I'm trying to put an array to another existing array and moreover to put all its items to an existing set. Here's the minimal example:

require "set"

def add(myarr, bigarr, myset)
    bigarr << myarr
    myset |= Set.new(myarr)
end

bigarr = []
myset = Set.new

add([1, 2], bigarr, myset)

Which yields bigarr = [1, 2] .. OK, but myset = {} .. is empty. I know little about passing arguments in Ruby (should be by-value) -- in case of array the value should be a reference to its content, then I have no clue what could be the value of set.

The questions are:

  1. What is the substantial difference between Array and Set which causes this behavior?
  2. Is there any way to force Ruby pass-by-reference or is there a different recommended way how to solve the problem with referencing?

Thanks in advance!

War es hilfreich?

Lösung

This doesn't have anything to do with the difference between arrays and sets. You're modifying the array with the << method, but you're reassigning the myset variable with the |= operator. You never modify the set you passed in. What you want is probably myset.merge(myarr).

Andere Tipps

The problem here actually comes from this particular line:

 myset |= Set.new(myarr)

Here you're creating new object on old variable name. You're replacing one pointer with another, however this only modifies local copy of it.
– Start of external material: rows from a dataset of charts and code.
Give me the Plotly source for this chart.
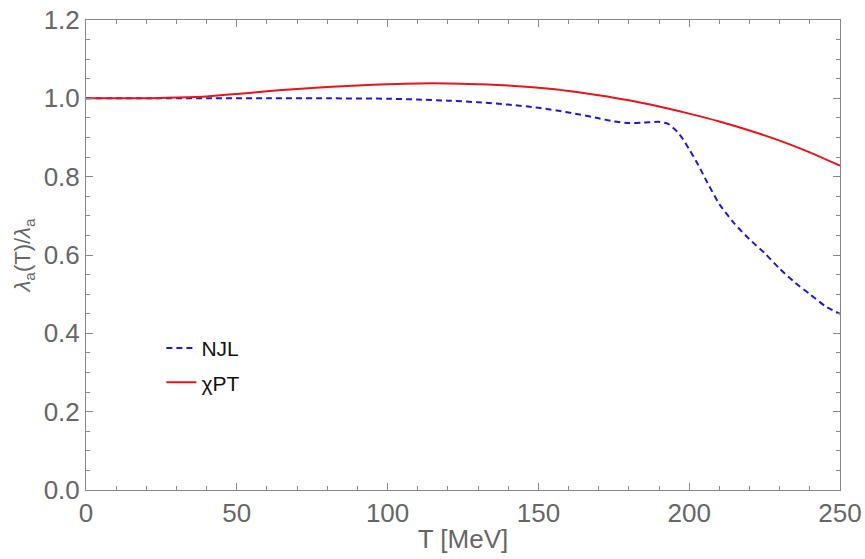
import plotly.graph_objects as go

njl_T = [0, 20, 40, 60, 80, 100, 110, 120, 130, 140, 150, 160, 170, 175, 180, 185, 190, 193, 196, 198,
         200, 203, 206, 210, 215, 220, 225, 230, 235, 240, 245, 250]
njl_v = [1.0, 1.0, 1.0, 1.0, 1.0, 0.999, 0.997, 0.994, 0.99, 0.984, 0.976, 0.964, 0.949, 0.941, 0.937,
         0.938, 0.94, 0.935, 0.915, 0.895, 0.87, 0.83, 0.785, 0.73, 0.68, 0.64, 0.605, 0.565, 0.53,
         0.50, 0.47, 0.45]
chi_T = [0, 10, 20, 30, 40, 50, 60, 70, 80, 90, 100, 110, 120, 130, 140, 150, 160, 170, 180, 190,
         200, 210, 220, 230, 240, 250]
chi_v = [1.0, 1.0, 1.0, 1.002, 1.005, 1.011, 1.018, 1.024, 1.029, 1.033, 1.036, 1.038, 1.038, 1.036,
         1.033, 1.027, 1.019, 1.008, 0.995, 0.979, 0.961, 0.941, 0.918, 0.892, 0.862, 0.828]

fig = go.Figure()
fig.add_trace(go.Scatter(x=njl_T, y=njl_v, mode="lines", name="NJL", legendgroup="a",
                         line=dict(color="#1a1ad6", width=2, dash="6px,4px", shape="spline", smoothing=0.6)))
fig.add_trace(go.Scatter(x=chi_T, y=chi_v, mode="lines", name="χPT", legendgroup="b",
                         line=dict(color="#e8141c", width=2, shape="spline", smoothing=0.8)))

tickfont = dict(family="Liberation Sans, Arial", size=26, color="#666666")
axis_common = dict(
    showline=True, linecolor="#888888", linewidth=1, mirror="allticks",
    ticks="inside", ticklen=7, tickcolor="#888888", showgrid=False, zeroline=False,
    tickfont=tickfont,
)
fig.update_xaxes(range=[0, 250], tickvals=[0, 50, 100, 150, 200, 250],
                 minor=dict(ticks="inside", ticklen=4, dtick=10, tickcolor="#888888", showgrid=False),
                 title=dict(text="T [MeV]", font=tickfont, standoff=2), automargin=False,
                 **axis_common)
fig.update_yaxes(range=[0, 1.2], tickvals=[0, 0.2, 0.4, 0.6, 0.8, 1.0, 1.2],
                 ticktext=["0.0", "0.2", "0.4", "0.6", "0.8", "1.0", "1.2"],
                 minor=dict(ticks="inside", ticklen=4, dtick=0.05, tickcolor="#888888", showgrid=False),
                 title=dict(text="<i>λ</i><sub>a</sub>(T)/<i>λ</i><sub>a</sub>",
                            font=dict(family="Liberation Sans, Arial", size=22, color="#666666"), standoff=6),
                 automargin=False, **axis_common)

fig.update_layout(
    width=865, height=559,
    margin=dict(l=86, r=25, t=20, b=69),
    plot_bgcolor="white", paper_bgcolor="white",
    legend=dict(x=0.1, y=0.345, xanchor="left", yanchor="top",
                font=dict(family="Liberation Sans, Arial", size=21, color="#111111"),
                bgcolor="rgba(0,0,0,0)", tracegroupgap=4),
)
fig.write_html("out.html")
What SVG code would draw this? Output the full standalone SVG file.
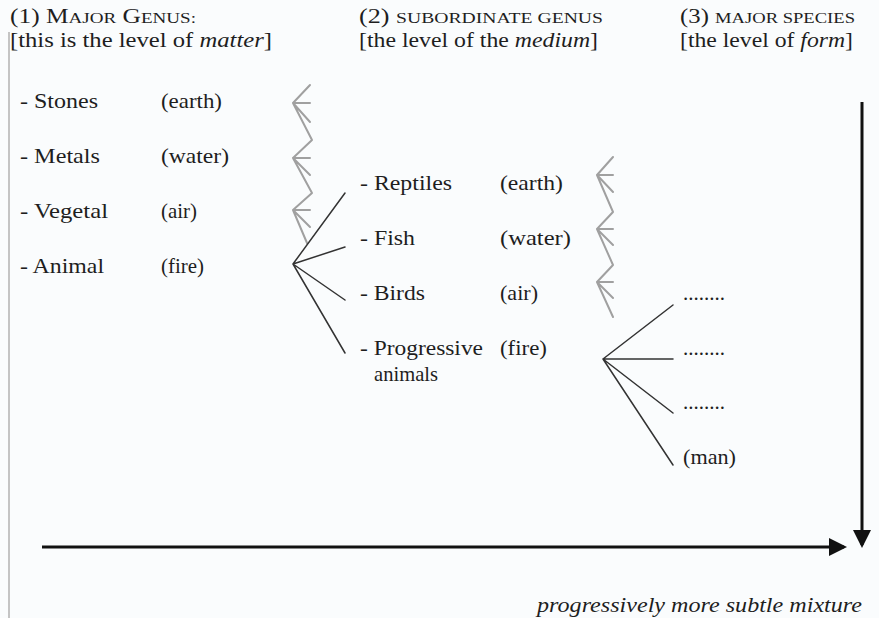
<svg xmlns="http://www.w3.org/2000/svg" width="879" height="618" viewBox="0 0 879 618">
<style>
.sc{font-size:15px}
.it{font-style:italic}
.br{stroke:#333;stroke-width:1.5;fill:none;stroke-linecap:round}
.zz{stroke:#a0a0a0;stroke-width:2;fill:none;stroke-linecap:round;stroke-linejoin:round}
.ax{stroke:#111;stroke-width:3;fill:none}
</style>
<defs>
<marker id="ah" markerWidth="6" markerHeight="6" refX="5" refY="3" orient="auto" markerUnits="strokeWidth">
<path d="M0,0 L6,3 L0,6 Z" fill="#111"/>
</marker>
</defs>
<rect width="879" height="618" fill="#fafcfd"/>
<line x1="9" y1="32" x2="9" y2="618" stroke="#c4c4c4" stroke-width="2"/>

<g font-family="Liberation Serif" font-size="21" fill="#1e1e1e">
<g id="col1-header" font-size="20">
<text x="10" y="23" textLength="186" lengthAdjust="spacingAndGlyphs">(1) M<tspan class="sc">AJOR</tspan> G<tspan class="sc">ENUS:</tspan></text>
<text x="10" y="47" textLength="262" lengthAdjust="spacingAndGlyphs">[this is the level of <tspan class="it">matter</tspan>]</text>
</g>
<g id="col2-header" font-size="20">
<text x="359" y="23" textLength="244" lengthAdjust="spacingAndGlyphs">(2) <tspan class="sc">SUBORDINATE GENUS</tspan></text>
<text x="359" y="47" textLength="239" lengthAdjust="spacingAndGlyphs">[the level of the <tspan class="it">medium</tspan>]</text>
</g>
<g id="col3-header" font-size="20">
<text x="680" y="23" textLength="175" lengthAdjust="spacingAndGlyphs">(3) <tspan class="sc">MAJOR SPECIES</tspan></text>
<text x="680" y="47" textLength="173" lengthAdjust="spacingAndGlyphs">[the level of <tspan class="it">form</tspan>]</text>
</g>

<g id="stones"><text x="20" y="108" textLength="78" lengthAdjust="spacingAndGlyphs">- Stones</text><text x="161" y="108" textLength="61" lengthAdjust="spacingAndGlyphs">(earth)</text></g>
<g id="metals"><text x="20" y="163" textLength="80" lengthAdjust="spacingAndGlyphs">- Metals</text><text x="161" y="163" textLength="68" lengthAdjust="spacingAndGlyphs">(water)</text></g>
<g id="vegetal"><text x="20" y="218" textLength="88" lengthAdjust="spacingAndGlyphs">- Vegetal</text><text x="161" y="218" textLength="36" lengthAdjust="spacingAndGlyphs">(air)</text></g>
<g id="animal"><text x="20" y="273" textLength="84" lengthAdjust="spacingAndGlyphs">- Animal</text><text x="161" y="273" textLength="43" lengthAdjust="spacingAndGlyphs">(fire)</text></g>

<g id="reptiles"><text x="360" y="190" textLength="92" lengthAdjust="spacingAndGlyphs">- Reptiles</text><text x="500" y="190" textLength="63" lengthAdjust="spacingAndGlyphs">(earth)</text></g>
<g id="fish"><text x="360" y="245" textLength="55" lengthAdjust="spacingAndGlyphs">- Fish</text><text x="500" y="245" textLength="71" lengthAdjust="spacingAndGlyphs">(water)</text></g>
<g id="birds"><text x="360" y="300" textLength="65" lengthAdjust="spacingAndGlyphs">- Birds</text><text x="500" y="300" textLength="38" lengthAdjust="spacingAndGlyphs">(air)</text></g>
<g id="progressive"><text x="360" y="355" textLength="123" lengthAdjust="spacingAndGlyphs">- Progressive</text><text x="500" y="355" textLength="47" lengthAdjust="spacingAndGlyphs">(fire)</text><text x="374" y="381" textLength="64" lengthAdjust="spacingAndGlyphs">animals</text></g>

<g id="species1"><text x="683" y="300" textLength="42" lengthAdjust="spacing">........</text></g>
<g id="species2"><text x="683" y="355" textLength="42" lengthAdjust="spacing">........</text></g>
<g id="species3"><text x="683" y="409" textLength="42" lengthAdjust="spacing">........</text></g>
<g id="man"><text x="683" y="464" textLength="53" lengthAdjust="spacingAndGlyphs">(man)</text></g>

<g id="caption"><text x="537" y="612" class="it" textLength="325" lengthAdjust="spacingAndGlyphs">progressively more subtle mixture</text></g>
</g>

<g id="connectors">
<path class="zz" d="M310,85 L293,103 L310,103 M293,103 L310,122 M293,103 L312,140 L293,158 L310,158 M293,158 L310,175 M293,158 L312,193 L293,210 L310,210 M293,210 L310,227 M293,210 L307,243"/>
<path class="zz" d="M613,157 L597,175 L613,175 M597,175 L613,192 M597,175 L613,212 L597,229 L613,229 M597,229 L613,245 M597,229 L613,265 L597,282 L613,282 M597,282 L613,298 M597,282 L613,317"/>
<path class="br" d="M293,264 L345,193 M293,264 L345,247 M293,264 L345,300 M293,264 L345,353"/>
<path class="br" d="M603,359 L673,305 M603,359 L673,359 M603,359 L673,413 M603,359 L673,465"/>
<line class="ax" x1="42" y1="547" x2="844" y2="547" marker-end="url(#ah)"/>
<line class="ax" x1="862" y1="102" x2="862" y2="545" marker-end="url(#ah)"/>
</g>
</svg>
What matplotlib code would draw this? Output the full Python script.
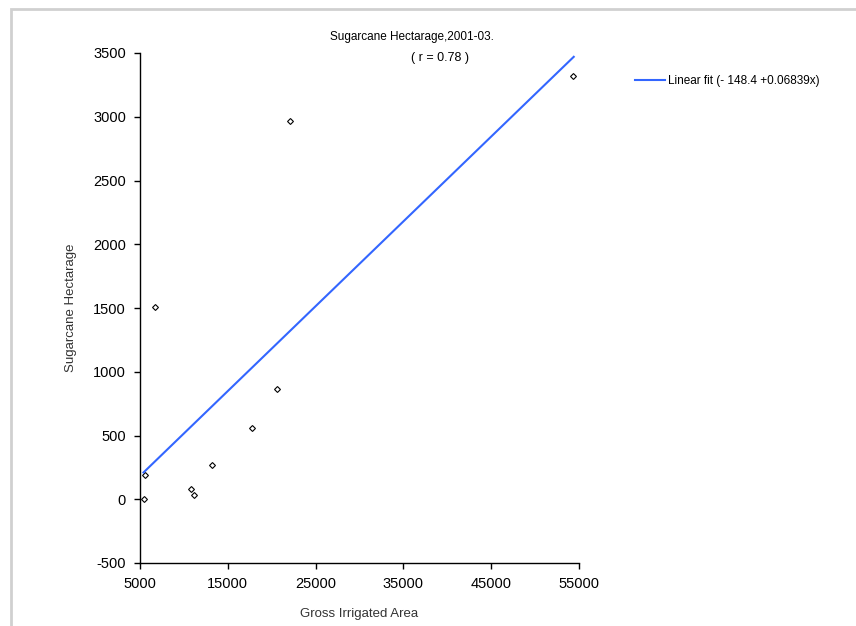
import matplotlib
matplotlib.use("Agg")
import matplotlib.pyplot as plt
from matplotlib.patches import Rectangle

plt.rcParams['font.family'] = ['Liberation Sans', 'DejaVu Sans']
plt.rcParams['axes.unicode_minus'] = False

# district values
irrigated = [5570, 5400, 6710, 10810, 11150, 13200, 17760, 20600, 22080, 54300]
sugarcane = [190, 0, 1510, 80, 30, 270, 560, 865, 2965, 3320]

# fitted line as drawn
fit_x = [5400, 54400]
fit_y = [210, 3470]
fit_label = "Linear fit (- 148.4 +0.06839x)"

x_ticks = [5000, 15000, 25000, 35000, 45000, 55000]
y_ticks = [-500, 0, 500, 1000, 1500, 2000, 2500, 3000, 3500]

fig = plt.figure(figsize=(8.56, 6.26), dpi=100)
ax = fig.add_axes([140 / 856, 1 - 563 / 626, 439 / 856, 510 / 626])

ax.plot(irrigated, sugarcane, linestyle='none', marker='D', markersize=3,
        markerfacecolor='white', markeredgecolor='black', markeredgewidth=0.8)
line, = ax.plot(fit_x, fit_y, color='#3366ff', lw=1.5)

ax.set_xlim(5000, 55000)
ax.set_ylim(-500, 3500)
ax.set_xticks(x_ticks)
ax.set_yticks(y_ticks)
ax.tick_params(labelsize=10.5, length=4, width=1, direction='out', pad=6)
for s in ['top', 'right']:
    ax.spines[s].set_visible(False)
for s in ['left', 'bottom']:
    ax.spines[s].set_linewidth(1)

ax.set_xlabel("Gross Irrigated Area", fontsize=9.5, color='#333333', labelpad=12)
ax.set_ylabel("Sugarcane Hectarage", fontsize=9.5, color='#333333', labelpad=12)

fig.text(412 / 856, 1 - 37 / 626, "Sugarcane Hectarage,2001-03.", ha='center', va='center', fontsize=8.5)
fig.text(440 / 856, 1 - 58 / 626, "( r = 0.78 )", ha='center', va='center', fontsize=9)

fig.legend([line], [fit_label], loc='center left', bbox_to_anchor=(624 / 856, 1 - 81 / 626),
           frameon=False, fontsize=8.5, handlelength=2.6, handletextpad=0.2)

fig.patches.append(Rectangle((11 / 856, -0.1), 1.2, 1 - 9 / 626 + 0.1, transform=fig.transFigure,
                             fill=False, edgecolor='#d0d0d0', lw=2))

fig.savefig("out.png", dpi=100)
Original object will still exists in memory and outside function, pointer will point to old object (empty set) (tbh: I would not really encourage this kind of writing in ruby with side effects).

If you change it to

require "set"

def add(myarr, bigarr, myset)
    bigarr << myarr
    myset.add(myarr)
end

bigarr = []
myset = Set.new

add([1, 2], bigarr, myset)

It's working properly - because you modify existing object and don't create new one.